Your task: Repeat the material verbatim and drop the pictures.

--- begin Collected data ---

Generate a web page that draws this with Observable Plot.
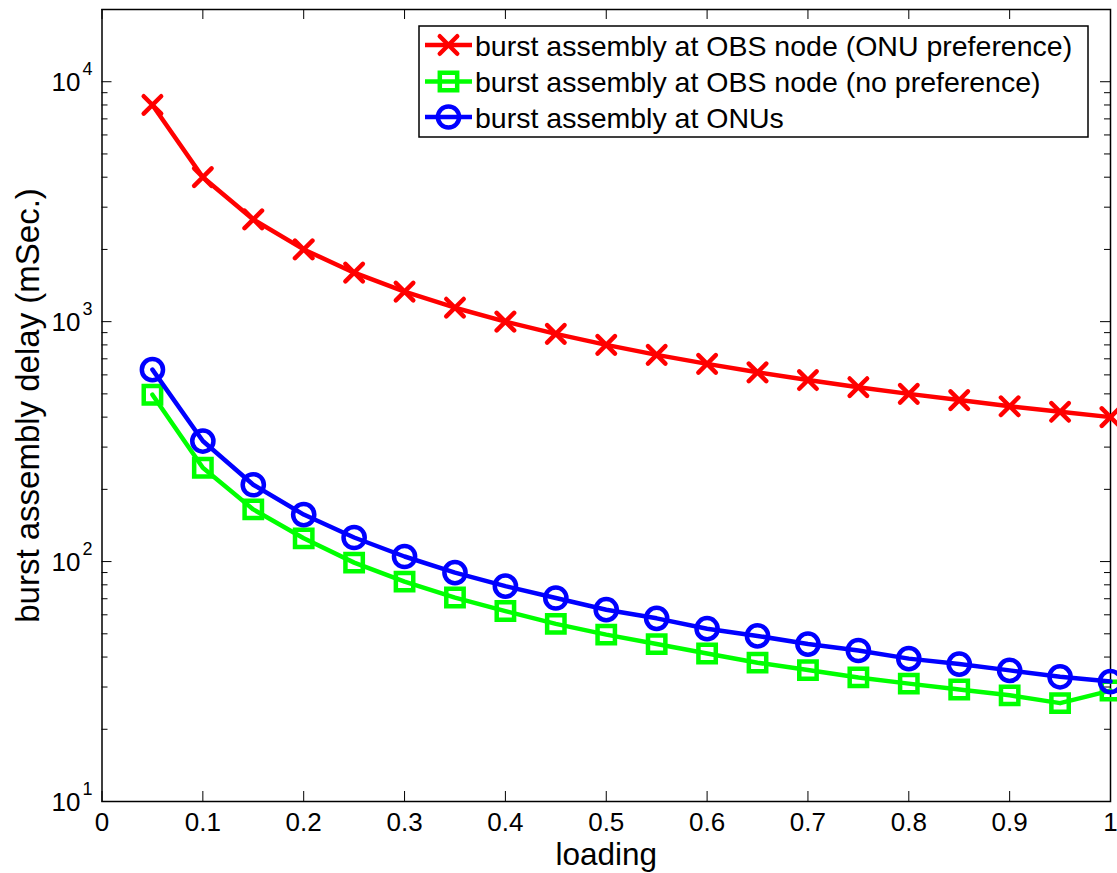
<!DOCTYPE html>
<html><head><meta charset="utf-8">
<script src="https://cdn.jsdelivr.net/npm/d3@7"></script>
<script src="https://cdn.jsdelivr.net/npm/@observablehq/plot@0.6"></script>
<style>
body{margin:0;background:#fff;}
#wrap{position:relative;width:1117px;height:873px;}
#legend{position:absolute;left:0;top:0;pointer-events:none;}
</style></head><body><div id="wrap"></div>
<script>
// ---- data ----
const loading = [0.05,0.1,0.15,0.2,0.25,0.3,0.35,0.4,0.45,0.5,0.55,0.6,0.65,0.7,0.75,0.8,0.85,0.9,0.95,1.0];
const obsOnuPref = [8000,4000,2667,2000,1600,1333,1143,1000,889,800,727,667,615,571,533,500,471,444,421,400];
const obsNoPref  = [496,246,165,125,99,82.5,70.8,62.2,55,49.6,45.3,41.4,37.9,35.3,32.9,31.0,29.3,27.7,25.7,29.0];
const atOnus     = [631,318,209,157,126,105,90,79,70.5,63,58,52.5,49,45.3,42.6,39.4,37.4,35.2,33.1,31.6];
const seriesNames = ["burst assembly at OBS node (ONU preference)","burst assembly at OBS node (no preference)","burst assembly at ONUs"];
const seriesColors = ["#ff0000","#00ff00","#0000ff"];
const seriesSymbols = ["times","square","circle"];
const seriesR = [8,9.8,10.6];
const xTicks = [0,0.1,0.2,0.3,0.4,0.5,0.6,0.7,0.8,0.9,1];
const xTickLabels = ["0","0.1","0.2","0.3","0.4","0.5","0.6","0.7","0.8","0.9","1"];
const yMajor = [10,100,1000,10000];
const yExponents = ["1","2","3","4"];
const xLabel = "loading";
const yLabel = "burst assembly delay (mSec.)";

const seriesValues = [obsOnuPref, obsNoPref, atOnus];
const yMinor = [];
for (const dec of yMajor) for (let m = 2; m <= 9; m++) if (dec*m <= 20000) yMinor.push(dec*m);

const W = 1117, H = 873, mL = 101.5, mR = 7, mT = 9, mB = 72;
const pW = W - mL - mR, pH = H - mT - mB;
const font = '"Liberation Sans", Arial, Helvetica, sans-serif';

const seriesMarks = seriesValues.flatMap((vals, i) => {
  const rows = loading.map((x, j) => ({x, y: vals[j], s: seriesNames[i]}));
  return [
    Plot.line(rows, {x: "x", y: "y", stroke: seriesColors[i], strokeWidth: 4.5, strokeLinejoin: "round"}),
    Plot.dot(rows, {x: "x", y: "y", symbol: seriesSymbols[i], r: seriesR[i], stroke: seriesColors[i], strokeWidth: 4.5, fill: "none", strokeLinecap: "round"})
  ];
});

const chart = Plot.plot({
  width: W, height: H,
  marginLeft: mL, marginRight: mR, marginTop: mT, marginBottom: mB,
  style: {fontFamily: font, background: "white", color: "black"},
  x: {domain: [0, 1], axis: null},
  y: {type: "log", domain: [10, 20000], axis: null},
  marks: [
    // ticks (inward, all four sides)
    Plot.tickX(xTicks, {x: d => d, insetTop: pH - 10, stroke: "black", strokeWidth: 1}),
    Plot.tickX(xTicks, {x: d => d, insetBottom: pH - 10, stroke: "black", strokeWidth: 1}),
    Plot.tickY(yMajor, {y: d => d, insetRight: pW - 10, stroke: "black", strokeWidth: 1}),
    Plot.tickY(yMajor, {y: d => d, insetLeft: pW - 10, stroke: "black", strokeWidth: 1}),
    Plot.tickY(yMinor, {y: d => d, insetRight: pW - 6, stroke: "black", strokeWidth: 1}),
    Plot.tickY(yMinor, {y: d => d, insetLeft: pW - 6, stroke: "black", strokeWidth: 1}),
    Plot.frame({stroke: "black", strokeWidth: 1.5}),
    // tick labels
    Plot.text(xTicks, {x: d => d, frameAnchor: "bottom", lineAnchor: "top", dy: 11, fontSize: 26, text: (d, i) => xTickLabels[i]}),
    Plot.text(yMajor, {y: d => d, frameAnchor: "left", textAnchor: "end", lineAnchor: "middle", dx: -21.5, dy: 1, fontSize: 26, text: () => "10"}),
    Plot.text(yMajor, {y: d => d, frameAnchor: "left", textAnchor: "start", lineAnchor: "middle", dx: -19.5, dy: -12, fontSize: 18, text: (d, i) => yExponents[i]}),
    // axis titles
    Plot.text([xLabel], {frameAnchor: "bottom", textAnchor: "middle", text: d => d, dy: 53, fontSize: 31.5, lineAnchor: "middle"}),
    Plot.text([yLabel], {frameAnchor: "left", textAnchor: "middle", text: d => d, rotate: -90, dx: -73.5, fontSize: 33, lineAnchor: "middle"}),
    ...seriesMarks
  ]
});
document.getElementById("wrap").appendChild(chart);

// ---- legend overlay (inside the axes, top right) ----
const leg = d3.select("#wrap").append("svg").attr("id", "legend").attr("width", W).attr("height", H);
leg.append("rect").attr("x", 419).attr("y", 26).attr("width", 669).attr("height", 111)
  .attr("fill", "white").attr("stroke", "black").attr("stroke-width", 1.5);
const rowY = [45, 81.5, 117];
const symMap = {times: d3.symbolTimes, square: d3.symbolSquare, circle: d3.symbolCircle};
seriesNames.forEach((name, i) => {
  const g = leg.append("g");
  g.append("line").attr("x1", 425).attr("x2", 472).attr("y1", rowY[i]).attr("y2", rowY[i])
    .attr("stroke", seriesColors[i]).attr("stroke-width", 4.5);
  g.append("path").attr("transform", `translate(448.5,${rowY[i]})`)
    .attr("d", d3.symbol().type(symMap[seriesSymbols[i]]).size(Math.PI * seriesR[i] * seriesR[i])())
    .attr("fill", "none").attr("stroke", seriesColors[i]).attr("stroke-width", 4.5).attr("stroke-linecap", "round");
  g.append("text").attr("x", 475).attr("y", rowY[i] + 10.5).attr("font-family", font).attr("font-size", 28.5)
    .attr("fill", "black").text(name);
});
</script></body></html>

--- end Collected data ---

Solution to the exercise:
Generate a web page that draws this with Observable Plot.
<!DOCTYPE html>
<html><head><meta charset="utf-8">
<script src="https://cdn.jsdelivr.net/npm/d3@7"></script>
<script src="https://cdn.jsdelivr.net/npm/@observablehq/plot@0.6"></script>
<style>
body{margin:0;background:#fff;}
#wrap{position:relative;width:1117px;height:873px;}
#legend{position:absolute;left:0;top:0;pointer-events:none;}
</style></head><body><div id="wrap"></div>
<script>
// ---- data ----
const loading = [0.05,0.1,0.15,0.2,0.25,0.3,0.35,0.4,0.45,0.5,0.55,0.6,0.65,0.7,0.75,0.8,0.85,0.9,0.95,1.0];
const obsOnuPref = [8000,4000,2667,2000,1600,1333,1143,1000,889,800,727,667,615,571,533,500,471,444,421,400];
const obsNoPref  = [496,246,165,125,99,82.5,70.8,62.2,55,49.6,45.3,41.4,37.9,35.3,32.9,31.0,29.3,27.7,25.7,29.0];
const atOnus     = [631,318,209,157,126,105,90,79,70.5,63,58,52.5,49,45.3,42.6,39.4,37.4,35.2,33.1,31.6];
const seriesNames = ["burst assembly at OBS node (ONU preference)","burst assembly at OBS node (no preference)","burst assembly at ONUs"];
const seriesColors = ["#ff0000","#00ff00","#0000ff"];
const seriesSymbols = ["times","square","circle"];
const seriesR = [8,9.8,10.6];
const xTicks = [0,0.1,0.2,0.3,0.4,0.5,0.6,0.7,0.8,0.9,1];
const xTickLabels = ["0","0.1","0.2","0.3","0.4","0.5","0.6","0.7","0.8","0.9","1"];
const yMajor = [10,100,1000,10000];
const yExponents = ["1","2","3","4"];
const xLabel = "loading";
const yLabel = "burst assembly delay (mSec.)";

const seriesValues = [obsOnuPref, obsNoPref, atOnus];
const yMinor = [];
for (const dec of yMajor) for (let m = 2; m <= 9; m++) if (dec*m <= 20000) yMinor.push(dec*m);

const W = 1117, H = 873, mL = 101.5, mR = 7, mT = 9, mB = 72;
const pW = W - mL - mR, pH = H - mT - mB;
const font = '"Liberation Sans", Arial, Helvetica, sans-serif';

const seriesMarks = seriesValues.flatMap((vals, i) => {
  const rows = loading.map((x, j) => ({x, y: vals[j], s: seriesNames[i]}));
  return [
    Plot.line(rows, {x: "x", y: "y", stroke: seriesColors[i], strokeWidth: 4.5, strokeLinejoin: "round"}),
    Plot.dot(rows, {x: "x", y: "y", symbol: seriesSymbols[i], r: seriesR[i], stroke: seriesColors[i], strokeWidth: 4.5, fill: "none", strokeLinecap: "round"})
  ];
});

const chart = Plot.plot({
  width: W, height: H,
  marginLeft: mL, marginRight: mR, marginTop: mT, marginBottom: mB,
  style: {fontFamily: font, background: "white", color: "black"},
  x: {domain: [0, 1], axis: null},
  y: {type: "log", domain: [10, 20000], axis: null},
  marks: [
    // ticks (inward, all four sides)
    Plot.tickX(xTicks, {x: d => d, insetTop: pH - 10, stroke: "black", strokeWidth: 1}),
    Plot.tickX(xTicks, {x: d => d, insetBottom: pH - 10, stroke: "black", strokeWidth: 1}),
    Plot.tickY(yMajor, {y: d => d, insetRight: pW - 10, stroke: "black", strokeWidth: 1}),
    Plot.tickY(yMajor, {y: d => d, insetLeft: pW - 10, stroke: "black", strokeWidth: 1}),
    Plot.tickY(yMinor, {y: d => d, insetRight: pW - 6, stroke: "black", strokeWidth: 1}),
    Plot.tickY(yMinor, {y: d => d, insetLeft: pW - 6, stroke: "black", strokeWidth: 1}),
    Plot.frame({stroke: "black", strokeWidth: 1.5}),
    // tick labels
    Plot.text(xTicks, {x: d => d, frameAnchor: "bottom", lineAnchor: "top", dy: 11, fontSize: 26, text: (d, i) => xTickLabels[i]}),
    Plot.text(yMajor, {y: d => d, frameAnchor: "left", textAnchor: "end", lineAnchor: "middle", dx: -21.5, dy: 1, fontSize: 26, text: () => "10"}),
    Plot.text(yMajor, {y: d => d, frameAnchor: "left", textAnchor: "start", lineAnchor: "middle", dx: -19.5, dy: -12, fontSize: 18, text: (d, i) => yExponents[i]}),
    // axis titles
    Plot.text([xLabel], {frameAnchor: "bottom", textAnchor: "middle", text: d => d, dy: 53, fontSize: 31.5, lineAnchor: "middle"}),
    Plot.text([yLabel], {frameAnchor: "left", textAnchor: "middle", text: d => d, rotate: -90, dx: -73.5, fontSize: 33, lineAnchor: "middle"}),
    ...seriesMarks
  ]
});
document.getElementById("wrap").appendChild(chart);

// ---- legend overlay (inside the axes, top right) ----
const leg = d3.select("#wrap").append("svg").attr("id", "legend").attr("width", W).attr("height", H);
leg.append("rect").attr("x", 419).attr("y", 26).attr("width", 669).attr("height", 111)
  .attr("fill", "white").attr("stroke", "black").attr("stroke-width", 1.5);
const rowY = [45, 81.5, 117];
const symMap = {times: d3.symbolTimes, square: d3.symbolSquare, circle: d3.symbolCircle};
seriesNames.forEach((name, i) => {
  const g = leg.append("g");
  g.append("line").attr("x1", 425).attr("x2", 472).attr("y1", rowY[i]).attr("y2", rowY[i])
    .attr("stroke", seriesColors[i]).attr("stroke-width", 4.5);
  g.append("path").attr("transform", `translate(448.5,${rowY[i]})`)
    .attr("d", d3.symbol().type(symMap[seriesSymbols[i]]).size(Math.PI * seriesR[i] * seriesR[i])())
    .attr("fill", "none").attr("stroke", seriesColors[i]).attr("stroke-width", 4.5).attr("stroke-linecap", "round");
  g.append("text").attr("x", 475).attr("y", rowY[i] + 10.5).attr("font-family", font).attr("font-size", 28.5)
    .attr("fill", "black").text(name);
});
</script></body></html>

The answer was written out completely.